Cermak was always a wet, and Cermak did not escape allegations of mob/crime connections. He was called “the dictator”, and he extended his authority over the city council—where opposing him meant not only physical threats, but reports from professionals and expert consultants by a opponent who did his homework and new the issues. Cermak’s adoption of reform issues and efficiencies neutralized many business and reformist skeptics. But always, in Chicago, the policy system, ran through the Democratic Party organization—before it proceeded onto the more public policy process. He constantly said, and many came to believe it, that government should be run like a business. To do that, for example, he reformed civil service to make it the best in the nation—and then behind the scenes lurked the party organization. He used and hired experts and professionals. Machines no longer meant hacks.

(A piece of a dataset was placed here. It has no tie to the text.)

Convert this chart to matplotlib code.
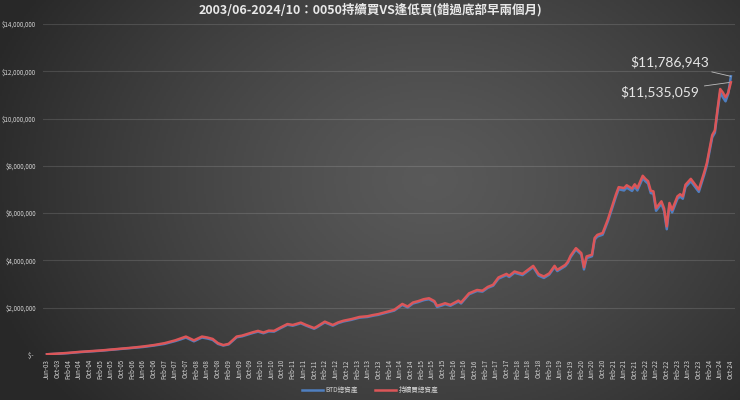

In essence Cermak forged an merger of structural reform, scientific management, and the machine political organization—with himself as its Boss sitting in the all-powerful mayor’s office.
On February 23, 1933, traveling in Miami with newly-elected, but not yet inaugurated, President Franklin Roosevelt, Cermak was shot and killed in an assassination attempt on the President[15].
[1] John R. Schmidt, “William E. Dever: a Chicago Political Fable” in Paul M. Green and Melvin G. Holli (Eds), The Mayors: the Chicago Political Tradition (Carbondale, Southern Illinois University Press, 1995), p. 84.
[2] Charles N. Glaab and A. Theodore Brown, A History of Urban America (3rd Ed), op. cit., p. 212.
[3] Robert Frost, “Chicago”
[4] Paul M. Green, “Anton J. Cermak: the Man and his Machine”, in Paul M. Green and Melvin G. Holli (Eds), The Mayors: the Chicago Political Tradition (Carbondale, Southern Illinois University Press, 1995), pp. 101-102.
[5] Paul M. Green, “Anton J. Cermak: the Man and his Machine”, op. cit., p. 102.
[6] John R. Schmidt, “William E. Dever: a Chicago Political Fable”, p. 84.
[7] Douglas Bukowski, “Big Bill Thompson: the ‘Model’ Politician”, in Paul M. Green and Melvin G. Holli (Eds), The Mayors: the Chicago Political Tradition (Carbondale, Southern Illinois University Press, 1995), p. 61.
[8] Douglas Bukowski, “Big Bill Thompson: the ‘Model’ Politician”, op. cit., p. 66.
[9] Douglas Bukowski, “Big Bill Thompson: the ‘Model’ Politician”, op. cit., p. 80.
[10] Paul M. Green, “Anton J. Cermak: the Man and his Machine”, in Paul M. Green and Melvin G. Holli (Eds), The Mayors: the Chicago Political Tradition (Carbondale, Southern Illinois University Press, 1995), p. 99.
[11] Paul M. Green, “Anton J. Cermak: the Man and his Machine”, op. cit., p. 90
[12] Paul M. Green, “Anton J. Cermak: the Man and his Machine”, op. cit., p. 102.
[13] Paul M. Green, “Anton J. Cermak: the Man and his Machine”, op. cit., p. 103.
[14] Paul M. Green, “Anton J. Cermak: the Man and his Machine”, op. cit., p. 104.
[15] Characteristic of Cermak’s robust reputation, it has been a long-standing allegation, allegedly started by Walter Winchell, that Frank Ziti and the Chicago mob assassinated Cermak; supposedly the attempt was not against FDR. There is no proof. Given the assassin’s behavior, and the fact his hand was hit immediately previous to firing, it is probably more believable that FDR was the target. Interestingly, the same allegation has been made concerning JFK.